# [Input for this task]
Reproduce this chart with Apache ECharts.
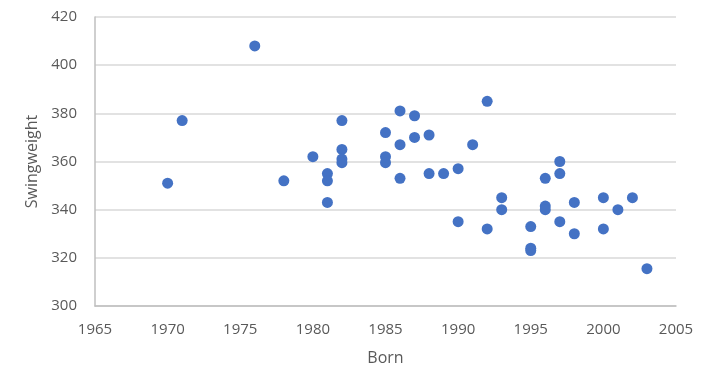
<!DOCTYPE html>
<html><head><meta charset="utf-8">
<script src="https://cdn.jsdelivr.net/npm/echarts@6/dist/echarts.min.js"></script>
<style>html,body{margin:0;padding:0;background:#fff}#c{width:708px;height:388px}</style>
</head><body><div id="c"></div>
<script>
const born = [1970,1971,1976,1978,1980,1981,1981,1981,1982,1982,1982,1982,1985,1985,1985,1986,1986,1986,1987,1987,1988,1988,1989,1990,1990,1991,1992,1992,1993,1993,1995,1995,1995,1996,1996,1996,1997,1997,1997,1998,1998,2000,2000,2001,2002,2003];
const swingweight = [351,377,408,352,362,355,352,343,377,365,361,359.5,372,362,359.5,381,367,353,379,370,371,355,355,357,335,367,385,332,345,340,333,324,323,353,341.5,340,360,355,335,343,330,345,332,340,345,315.5];
const chart = echarts.init(document.getElementById('c'));
const font = 'Open Sans, Noto Sans, sans-serif';
chart.setOption({
  animation:false,
  grid:{left:95,right:32,top:17,bottom:82},
  xAxis:{type:'value',min:1965,max:2005,interval:5,name:'Born',nameLocation:'middle',nameGap:44,
    nameTextStyle:{color:'#595959',fontSize:16,fontFamily:font},
    axisLine:{show:true,lineStyle:{color:'#bfbfbf',width:1.5}},axisTick:{show:false},
    splitLine:{show:false},
    axisLabel:{color:'#595959',fontSize:15,fontFamily:font,margin:16,formatter:v=>String(v)}},
  yAxis:{type:'value',min:300,max:420,interval:20,name:'Swingweight',nameLocation:'middle',nameGap:52,
    nameTextStyle:{color:'#595959',fontSize:16,fontFamily:font},
    axisLine:{show:true,lineStyle:{color:'#bfbfbf',width:1.5}},axisTick:{show:false},
    splitLine:{lineStyle:{color:'#d9d9d9',width:1.5}},
    axisLabel:{color:'#595959',fontSize:15,fontFamily:font,margin:18}},
  series:[{type:'scatter',symbolSize:11,itemStyle:{color:'#4472c4',opacity:1},
    data:born.map((b,i)=>[b,swingweight[i]])}]
});
</script></body></html>
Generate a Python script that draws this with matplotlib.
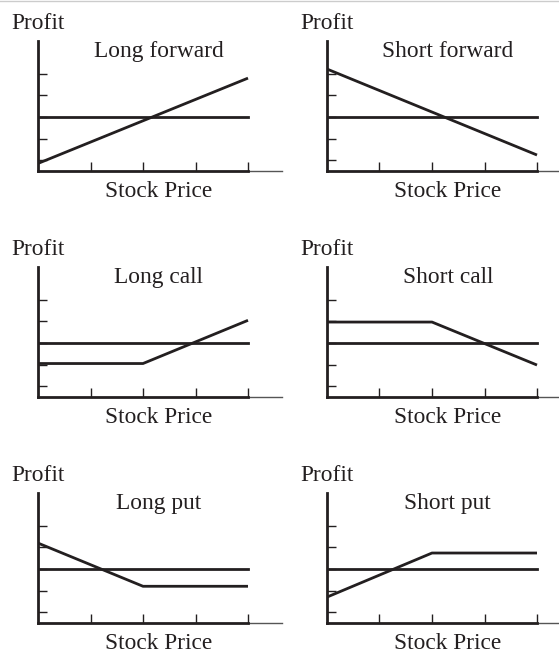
""" payoff diagrams for forwards and options """
import matplotlib
matplotlib.use("Agg")
import matplotlib.pyplot as plt
from matplotlib.lines import Line2D

# stock price breakpoints (tick units) and profit values (0 = breakeven line)
titles = ["Long forward", "Short forward", "Long call", "Short call", "Long put", "Short put"]
fwd_price = [0, 4]
opt_price = [0, 2, 4]
long_forward = [-2.15, 1.8]
short_forward = [2.22, -1.76]
long_call = [-0.95, -0.95, 1.05]
short_call = [0.97, 0.97, -1.02]
long_put = [1.2, -0.8, -0.8]
short_put = [-1.3, 0.74, 0.74]

x_ticks = [1, 2, 3, 4]
y_ticks = [-2, -1, 0, 1, 2]

INK = "#231f20"
FONT = "Liberation Serif"
FS = 16.8

W, H = 559, 653
X_UNIT, Y_UNIT = 52.5, 21.6  # pixels per tick step


def draw_panel(ax, title, prices, profit):
    """one payoff diagram"""
    ax.set_xlim(0, 4.65)
    ax.set_ylim(-2.5, 3.5)
    for side in ["top", "right"]:
        ax.spines[side].set_visible(False)
    for side in ["left", "bottom"]:
        ax.spines[side].set_linewidth(2.0)
        ax.spines[side].set_color(INK)
    ax.spines["bottom"].set_bounds(0, 4)
    ax.set_xticks(x_ticks)
    ax.set_yticks(y_ticks)
    ax.tick_params(direction="in", length=6.5, width=1.0, color=INK,
                   labelbottom=False, labelleft=False)
    # thin continuation of the x axis
    ax.plot([4, 4.65], [-2.5, -2.5], color="#555555", lw=1.0, clip_on=False)
    ax.axhline(0, xmin=0, xmax=4 / 4.65, color=INK, lw=2.0)
    ax.plot(prices, profit, color=INK, lw=2.0, solid_capstyle="butt")
    ax.text(-0.5, 4.07, "Profit", fontsize=FS, family=FONT, color=INK,
            ha="left", va="baseline", clip_on=False)
    ax.text(2.3, 2.8, title, fontsize=FS, family=FONT, color=INK,
            ha="center", va="baseline")
    ax.text(2.3, -3.47, "Stock Price", fontsize=FS, family=FONT, color=INK,
            ha="center", va="center", clip_on=False)


def main():
    """ main """
    fig = plt.figure(figsize=(W / 100, H / 100), dpi=100)
    fig.add_artist(Line2D([0, 1], [1 - 0.6 / H, 1 - 0.6 / H], color="#cccccc", lw=1.0))

    series = [(fwd_price, long_forward), (fwd_price, short_forward),
              (opt_price, long_call), (opt_price, short_call),
              (opt_price, long_put), (opt_price, short_put)]
    lefts = [38, 327]
    bottoms = [171, 397, 623]
    for i, (title, (prices, profit)) in enumerate(zip(titles, series)):
        left = lefts[i % 2]
        bottom = bottoms[i // 2]
        ax = fig.add_axes([left / W, 1 - bottom / H, 4.65 * X_UNIT / W, 6 * Y_UNIT / H])
        ax.patch.set_visible(False)
        draw_panel(ax, title, prices, profit)

    fig.savefig("out.png", dpi=100)


if __name__ == "__main__":
    main()
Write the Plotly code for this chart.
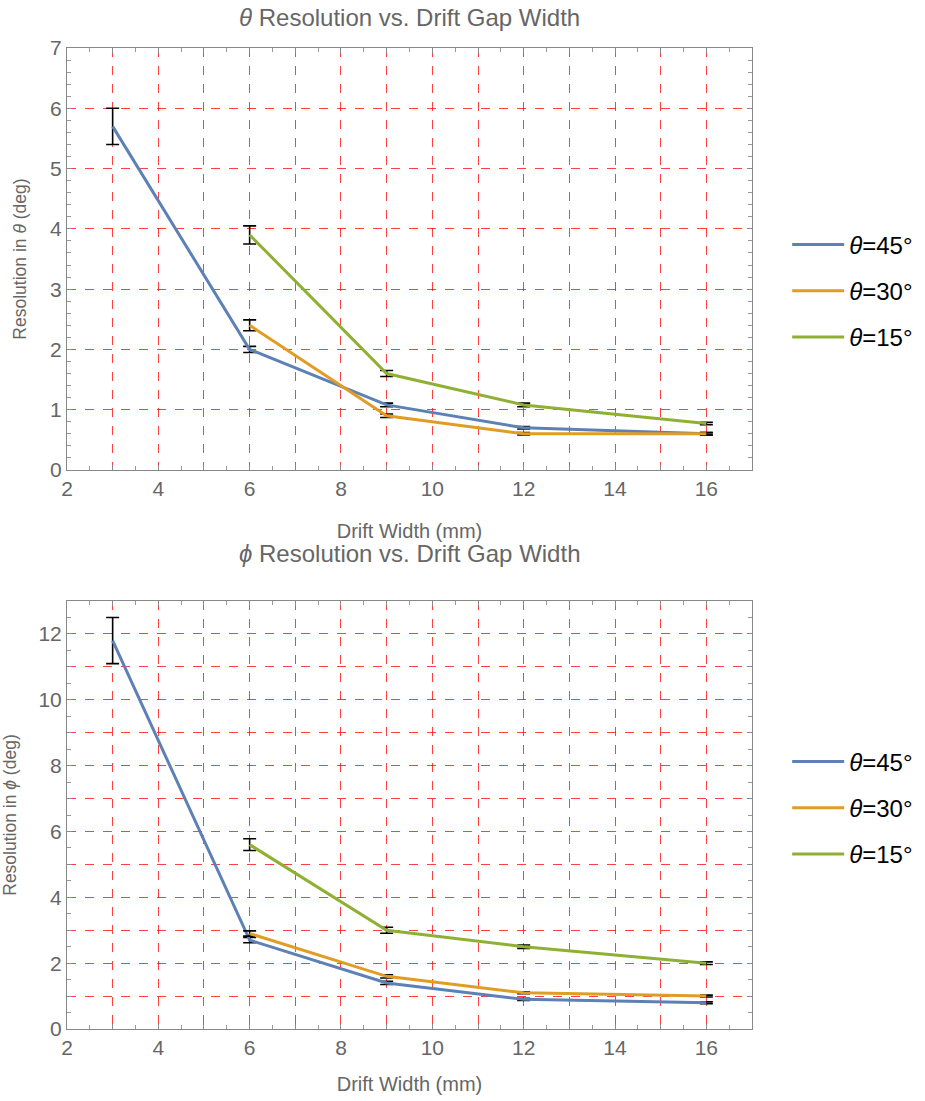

# [Directions for this task]
Extract all the entries word for word; omit any pictures.

# [Answer to the task]
Reproduce this chart with Apache ECharts.
<!DOCTYPE html>
<html><head><meta charset="utf-8">
<script src="https://cdn.jsdelivr.net/npm/echarts@6/dist/echarts.min.js"></script>
<style>html,body{margin:0;padding:0;background:#fff}#c{width:708px;height:388px}</style>
</head><body><div id="c"></div>
<script>
const born = [1970,1971,1976,1978,1980,1981,1981,1981,1982,1982,1982,1982,1985,1985,1985,1986,1986,1986,1987,1987,1988,1988,1989,1990,1990,1991,1992,1992,1993,1993,1995,1995,1995,1996,1996,1996,1997,1997,1997,1998,1998,2000,2000,2001,2002,2003];
const swingweight = [351,377,408,352,362,355,352,343,377,365,361,359.5,372,362,359.5,381,367,353,379,370,371,355,355,357,335,367,385,332,345,340,333,324,323,353,341.5,340,360,355,335,343,330,345,332,340,345,315.5];
const chart = echarts.init(document.getElementById('c'));
const font = 'Open Sans, Noto Sans, sans-serif';
chart.setOption({
  animation:false,
  grid:{left:95,right:32,top:17,bottom:82},
  xAxis:{type:'value',min:1965,max:2005,interval:5,name:'Born',nameLocation:'middle',nameGap:44,
    nameTextStyle:{color:'#595959',fontSize:16,fontFamily:font},
    axisLine:{show:true,lineStyle:{color:'#bfbfbf',width:1.5}},axisTick:{show:false},
    splitLine:{show:false},
    axisLabel:{color:'#595959',fontSize:15,fontFamily:font,margin:16,formatter:v=>String(v)}},
  yAxis:{type:'value',min:300,max:420,interval:20,name:'Swingweight',nameLocation:'middle',nameGap:52,
    nameTextStyle:{color:'#595959',fontSize:16,fontFamily:font},
    axisLine:{show:true,lineStyle:{color:'#bfbfbf',width:1.5}},axisTick:{show:false},
    splitLine:{lineStyle:{color:'#d9d9d9',width:1.5}},
    axisLabel:{color:'#595959',fontSize:15,fontFamily:font,margin:18}},
  series:[{type:'scatter',symbolSize:11,itemStyle:{color:'#4472c4',opacity:1},
    data:born.map((b,i)=>[b,swingweight[i]])}]
});
</script></body></html>
Generate a Python script that draws this with matplotlib.
""" payoff diagrams for forwards and options """
import matplotlib
matplotlib.use("Agg")
import matplotlib.pyplot as plt
from matplotlib.lines import Line2D

# stock price breakpoints (tick units) and profit values (0 = breakeven line)
titles = ["Long forward", "Short forward", "Long call", "Short call", "Long put", "Short put"]
fwd_price = [0, 4]
opt_price = [0, 2, 4]
long_forward = [-2.15, 1.8]
short_forward = [2.22, -1.76]
long_call = [-0.95, -0.95, 1.05]
short_call = [0.97, 0.97, -1.02]
long_put = [1.2, -0.8, -0.8]
short_put = [-1.3, 0.74, 0.74]

x_ticks = [1, 2, 3, 4]
y_ticks = [-2, -1, 0, 1, 2]

INK = "#231f20"
FONT = "Liberation Serif"
FS = 16.8

W, H = 559, 653
X_UNIT, Y_UNIT = 52.5, 21.6  # pixels per tick step


def draw_panel(ax, title, prices, profit):
    """one payoff diagram"""
    ax.set_xlim(0, 4.65)
    ax.set_ylim(-2.5, 3.5)
    for side in ["top", "right"]:
        ax.spines[side].set_visible(False)
    for side in ["left", "bottom"]:
        ax.spines[side].set_linewidth(2.0)
        ax.spines[side].set_color(INK)
    ax.spines["bottom"].set_bounds(0, 4)
    ax.set_xticks(x_ticks)
    ax.set_yticks(y_ticks)
    ax.tick_params(direction="in", length=6.5, width=1.0, color=INK,
                   labelbottom=False, labelleft=False)
    # thin continuation of the x axis
    ax.plot([4, 4.65], [-2.5, -2.5], color="#555555", lw=1.0, clip_on=False)
    ax.axhline(0, xmin=0, xmax=4 / 4.65, color=INK, lw=2.0)
    ax.plot(prices, profit, color=INK, lw=2.0, solid_capstyle="butt")
    ax.text(-0.5, 4.07, "Profit", fontsize=FS, family=FONT, color=INK,
            ha="left", va="baseline", clip_on=False)
    ax.text(2.3, 2.8, title, fontsize=FS, family=FONT, color=INK,
            ha="center", va="baseline")
    ax.text(2.3, -3.47, "Stock Price", fontsize=FS, family=FONT, color=INK,
            ha="center", va="center", clip_on=False)


def main():
    """ main """
    fig = plt.figure(figsize=(W / 100, H / 100), dpi=100)
    fig.add_artist(Line2D([0, 1], [1 - 0.6 / H, 1 - 0.6 / H], color="#cccccc", lw=1.0))

    series = [(fwd_price, long_forward), (fwd_price, short_forward),
              (opt_price, long_call), (opt_price, short_call),
              (opt_price, long_put), (opt_price, short_put)]
    lefts = [38, 327]
    bottoms = [171, 397, 623]
    for i, (title, (prices, profit)) in enumerate(zip(titles, series)):
        left = lefts[i % 2]
        bottom = bottoms[i // 2]
        ax = fig.add_axes([left / W, 1 - bottom / H, 4.65 * X_UNIT / W, 6 * Y_UNIT / H])
        ax.patch.set_visible(False)
        draw_panel(ax, title, prices, profit)

    fig.savefig("out.png", dpi=100)


if __name__ == "__main__":
    main()
Write the Plotly code for this chart.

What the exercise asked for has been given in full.